Editor's Note: Minyanville is a community of people who share an interest of fiscal literacy. As perspective is an important aspect of our daily routine, we share this email with hopes that it adds balance to your process.

Hi John,

I remember a while back that you posted an article on volatility and how to calculate the daily, weekly or monthly, volatility from the yearly volatility (as part of an example of your trade). I was just wondering, was the calculation: the yearly volatility * sqrt(n/250) where n was the interval to calculate the new vol at?

Minyan Lloyd


Yes. Just remember that you are dealing with linear math in a non-linear world. Linear math works on the average, so the real world looks and acts much different. In other words, just use this as a guide.

Prof. Succo

Thank you for the reply John.
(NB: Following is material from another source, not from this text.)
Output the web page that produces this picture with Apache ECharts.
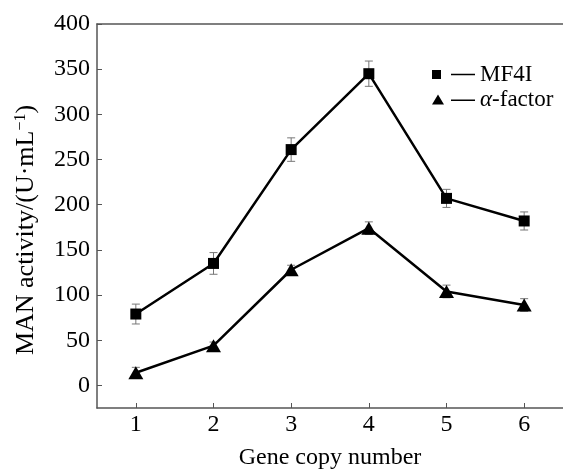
<!DOCTYPE html>
<html>
<head>
<meta charset="utf-8">
<script src="https://cdn.jsdelivr.net/npm/echarts@6/dist/echarts.min.js"></script>
<style>
  html, body { margin: 0; padding: 0; background: #fff; }
  #chart { width: 563px; height: 470px; }
</style>
</head>
<body>
<div id="chart"></div>
<script>
const copies = ['1', '2', '3', '4', '5', '6']
const mf4i = [79, 135, 261, 345, 207, 182]
const mf4iErr = [11, 12, 13, 14, 10, 10]
const alpha = [14, 44, 128, 174, 104, 89]
const alphaErr = [6, 4, 5, 7, 7, 7]
const yTicks = [0, 50, 100, 150, 200, 250, 300, 350, 400]

const chart = echarts.init(document.getElementById('chart'))

// error bars drawn as custom series (grey whiskers with caps)
const errData = (vals, errs) => vals.map((v, i) => [i, v - errs[i], v + errs[i]])
const renderErr = (params, api) => {
  const lo = api.coord([api.value(0), api.value(1)])
  const hi = api.coord([api.value(0), api.value(2)])
  const w = 4
  const style = { stroke: '#777', lineWidth: 1 }
  return {
    type: 'group',
    children: [
      { type: 'line', shape: { x1: lo[0], y1: lo[1], x2: hi[0], y2: hi[1] }, style },
      { type: 'line', shape: { x1: lo[0] - w, y1: lo[1], x2: lo[0] + w, y2: lo[1] }, style },
      { type: 'line', shape: { x1: hi[0] - w, y1: hi[1], x2: hi[0] + w, y2: hi[1] }, style }
    ]
  }
}

const font = 'Liberation Serif'
const axisColor = '#555'
const fs = 24

const option = {
  backgroundColor: '#fff',
  animation: false,
  grid: { left: 97, top: 24, bottom: 62, right: 0, outerBoundsMode: 'none' },
  legend: {
    left: 427, top: 58,
    orient: 'vertical',
    itemWidth: 43, itemHeight: 10, itemGap: 2,
    textStyle: {
      fontFamily: font, fontSize: 23, color: '#000',
      rich: { i: { fontFamily: font, fontSize: 23, fontStyle: 'italic', color: '#000' } }
    },
    formatter: name => name === 'alpha' ? '{i|α}-factor' : name,
    data: [
      { name: 'MF4I', icon: 'path://M0,0.5h9v9h-9Z M19,4.3h24v1.4h-24Z' },
      { name: 'alpha', icon: 'path://M6,0L12,10L0,10Z M19,5h24v1.4h-24Z' }
    ]
  },
  xAxis: [
    {
      type: 'category',
      data: copies,
      name: 'Gene copy number',
      nameLocation: 'middle',
      nameGap: 38,
      nameTextStyle: { fontFamily: font, fontSize: fs, color: '#000' },
      axisLine: { show: true, onZero: false, lineStyle: { color: axisColor, width: 1.5 } },
      axisTick: { show: true, inside: true, alignWithLabel: true, length: 5, lineStyle: { color: axisColor } },
      axisLabel: { fontFamily: font, fontSize: fs, color: '#000', margin: 5 },
      splitLine: { show: false }
    },
    {
      // top frame line only
      type: 'category',
      data: copies,
      position: 'top',
      axisLine: { show: true, onZero: false, lineStyle: { color: axisColor, width: 1.5 } },
      axisTick: { show: false },
      axisLabel: { show: false },
      splitLine: { show: false }
    }
  ],
  yAxis: {
    type: 'value',
    min: -25,
    max: 400,
    name: 'MAN activity/(U·mL{s|−1})',
    nameLocation: 'middle',
    nameGap: 58,
    nameTextStyle: {
      fontFamily: font, fontSize: 26, color: '#000',
      padding: [0, 28, 0, 0],
      rich: { s: { fontFamily: font, fontSize: 16, color: '#000', verticalAlign: 'top', padding: [0, 0, 10, 0] } }
    },
    axisLine: { show: true, onZero: false, lineStyle: { color: axisColor, width: 1.5 } },
    axisTick: { show: true, inside: true, length: 5, customValues: yTicks, lineStyle: { color: axisColor } },
    axisLabel: { fontFamily: font, fontSize: fs, color: '#000', margin: 7, customValues: yTicks },
    splitLine: { show: false }
  },
  series: [
    {
      type: 'custom',
      renderItem: renderErr,
      data: errData(mf4i, mf4iErr),
      z: 1, silent: true
    },
    {
      type: 'custom',
      renderItem: renderErr,
      data: errData(alpha, alphaErr),
      z: 1, silent: true
    },
    {
      name: 'MF4I',
      type: 'line',
      data: mf4i,
      symbol: 'rect',
      symbolSize: 11,
      itemStyle: { color: '#000' },
      lineStyle: { color: '#000', width: 2.5 },
      z: 3
    },
    {
      name: 'alpha',
      type: 'line',
      data: alpha,
      symbol: 'triangle',
      symbolSize: [15, 13],
      itemStyle: { color: '#000' },
      lineStyle: { color: '#000', width: 2.5 },
      z: 3
    }
  ]
}
chart.setOption(option)
</script>
</body>
</html>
I do understand that we're dealing with a non-linear world (thanks to your writings and Scott's).

I was wondering, is there a quick calculation that I can perform to determine (approximately) how much the price of an option will change with an x% change in volatility, with all things being equal (interest rate, time to expiry, stock price)? For example, if the volatility changes from say 45% to 30% but with no movement in the stock price (let's say after an earnings event that didn't do much). Or do I need to perform the whole black-scholes calc plugging in all the prices to solve for the missing theoretical option price?

Thanks. Keep it up with your great articles!

Minyan Lloyd


It is not a straightforward calculation: you need the normal cumulative density function.

Vega is expressed as a price change in the option given a percent change in the volatility assumption. In this way we can compare how one option will change in price versus another option as the volatility changes.

It naturally follows that the larger the time premium of the option, the greater the vega so, longer term options have a higher vega than shorter term ones; expensive options have higher vega than cheap ones; at the money options have higher vega than in the money or out of the money.

Options, Futures, and Other Derivatives by John Hull can lead you through the derivation of BS and its components.